> _Stored data_:
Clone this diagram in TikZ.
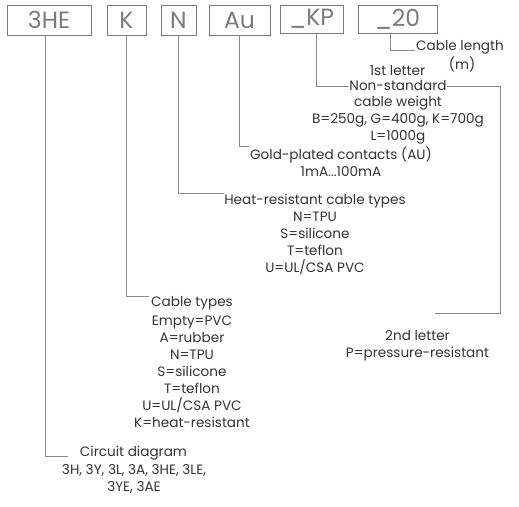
\documentclass[tikz,border=0pt]{standalone}
\usepackage{fontspec}
\setmainfont{Poppins}
\definecolor{inkgray}{HTML}{333333}
\definecolor{boxgray}{HTML}{7A7A7A}
\definecolor{leadgray}{HTML}{8A8A8A}
\tikzset{
  codebox/.style={rectangle,draw=boxgray,line width=0.8pt,minimum height=30pt,inner sep=0pt,text=boxgray,font=\fontsize{23.5}{25}\selectfont},
  lbl/.style={inner sep=0pt,text=inkgray,align=center,font=\fontsize{13.6}{17}\selectfont},
  lead/.style={draw=leadgray,line width=0.8pt}
}
\begin{document}
\begin{tikzpicture}[x=1pt,y=-1pt]
  \useasboundingbox (0,0) rectangle (519,506);

  % code boxes
  \node[codebox,minimum width=84pt] (bhe) at (49,20)     {3HE};
  \node[codebox,minimum width=39pt] (bk)  at (126.5,20)  {K};
  \node[codebox,minimum width=35pt] (bn)  at (178.5,20)  {N};
  \node[codebox,minimum width=61pt] (bau) at (239.5,20)  {Au};
  \node[codebox,minimum width=63pt,minimum height=28pt] (bkp) at (311.5,19) {\_KP};
  \node[codebox,minimum width=79pt,minimum height=28pt] (b20) at (397.5,19) {\_20};

  % labels
  \node[lbl] (clen) at (460,47)   {Cable length};
  \node[lbl] (clenb) at (462,64)  {(m)};
  \node[lbl] (fst)  at (397.5,71) {1st letter};
  \node[lbl] (nstd) at (398,86)   {Non-standard};
  \node[lbl] (nstdb) at (398,120) {cable weight\\B=250g, G=400g, K=700g\\L=1000g};
  \node[lbl] (gld)  at (341,155)  {Gold-plated contacts (AU)};
  \node[lbl] (gldb) at (341,172)  {1mA...100mA};
  \node[lbl] (hrt)  at (315,201)  {Heat-resistant cable types};
  \node[lbl] (hrtb) at (315,243.5) {N=TPU\\S=silicone\\T=teflon\\U=UL/CSA PVC};
  \node[lbl] (cty)  at (192,303)  {Cable types};
  \node[lbl] (ctyb) at (192,372)  {Empty=PVC\\A=rubber\\N=TPU\\S=silicone\\T=teflon\\U=UL/CSA PVC\\K=heat-resistant};
  \node[lbl] (snd)  at (417.5,345.5) {2nd letter\\P=pressure-resistant};
  \node[lbl] (cd)   at (133.5,453) {Circuit diagram};
  \node[lbl] (cdb)  at (134,478.5) {3H, 3Y, 3L, 3A, 3HE, 3LE,\\3YE, 3AE};

  \coordinate (kpturn) at (500,313);
  \coordinate (kpend)  at (435,313);

  % leaders
  \draw[lead] ([xshift=-4pt]bhe.south) |- ([xshift=-12pt]cd.base west);
  \draw[lead] (bk.south) |- ([xshift=-2pt]cty.north west);
  \draw[lead] (bn.south) |- (hrt.north west);
  \draw[lead] (bau.south) |- ([xshift=-1pt]gld.north west);
  \draw[lead] ([xshift=4.5pt]bkp.south) |- (nstd.west);
  \draw[lead] (nstd.east) -| (kpturn) -- (kpend);
  \draw[lead] ([xshift=-7.5pt]b20.south) |- ([xshift=-1pt]clen.base west);
\end{tikzpicture}
\end{document}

> _What to work on_: Copy the listing in full and without alteration, omitting every picture.

> _Answer for the task_:
Clone this diagram in TikZ.
\documentclass[tikz,border=0pt]{standalone}
\usepackage{fontspec}
\setmainfont{Poppins}
\definecolor{inkgray}{HTML}{333333}
\definecolor{boxgray}{HTML}{7A7A7A}
\definecolor{leadgray}{HTML}{8A8A8A}
\tikzset{
  codebox/.style={rectangle,draw=boxgray,line width=0.8pt,minimum height=30pt,inner sep=0pt,text=boxgray,font=\fontsize{23.5}{25}\selectfont},
  lbl/.style={inner sep=0pt,text=inkgray,align=center,font=\fontsize{13.6}{17}\selectfont},
  lead/.style={draw=leadgray,line width=0.8pt}
}
\begin{document}
\begin{tikzpicture}[x=1pt,y=-1pt]
  \useasboundingbox (0,0) rectangle (519,506);

  % code boxes
  \node[codebox,minimum width=84pt] (bhe) at (49,20)     {3HE};
  \node[codebox,minimum width=39pt] (bk)  at (126.5,20)  {K};
  \node[codebox,minimum width=35pt] (bn)  at (178.5,20)  {N};
  \node[codebox,minimum width=61pt] (bau) at (239.5,20)  {Au};
  \node[codebox,minimum width=63pt,minimum height=28pt] (bkp) at (311.5,19) {\_KP};
  \node[codebox,minimum width=79pt,minimum height=28pt] (b20) at (397.5,19) {\_20};

  % labels
  \node[lbl] (clen) at (460,47)   {Cable length};
  \node[lbl] (clenb) at (462,64)  {(m)};
  \node[lbl] (fst)  at (397.5,71) {1st letter};
  \node[lbl] (nstd) at (398,86)   {Non-standard};
  \node[lbl] (nstdb) at (398,120) {cable weight\\B=250g, G=400g, K=700g\\L=1000g};
  \node[lbl] (gld)  at (341,155)  {Gold-plated contacts (AU)};
  \node[lbl] (gldb) at (341,172)  {1mA...100mA};
  \node[lbl] (hrt)  at (315,201)  {Heat-resistant cable types};
  \node[lbl] (hrtb) at (315,243.5) {N=TPU\\S=silicone\\T=teflon\\U=UL/CSA PVC};
  \node[lbl] (cty)  at (192,303)  {Cable types};
  \node[lbl] (ctyb) at (192,372)  {Empty=PVC\\A=rubber\\N=TPU\\S=silicone\\T=teflon\\U=UL/CSA PVC\\K=heat-resistant};
  \node[lbl] (snd)  at (417.5,345.5) {2nd letter\\P=pressure-resistant};
  \node[lbl] (cd)   at (133.5,453) {Circuit diagram};
  \node[lbl] (cdb)  at (134,478.5) {3H, 3Y, 3L, 3A, 3HE, 3LE,\\3YE, 3AE};

  \coordinate (kpturn) at (500,313);
  \coordinate (kpend)  at (435,313);

  % leaders
  \draw[lead] ([xshift=-4pt]bhe.south) |- ([xshift=-12pt]cd.base west);
  \draw[lead] (bk.south) |- ([xshift=-2pt]cty.north west);
  \draw[lead] (bn.south) |- (hrt.north west);
  \draw[lead] (bau.south) |- ([xshift=-1pt]gld.north west);
  \draw[lead] ([xshift=4.5pt]bkp.south) |- (nstd.west);
  \draw[lead] (nstd.east) -| (kpturn) -- (kpend);
  \draw[lead] ([xshift=-7.5pt]b20.south) |- ([xshift=-1pt]clen.base west);
\end{tikzpicture}
\end{document}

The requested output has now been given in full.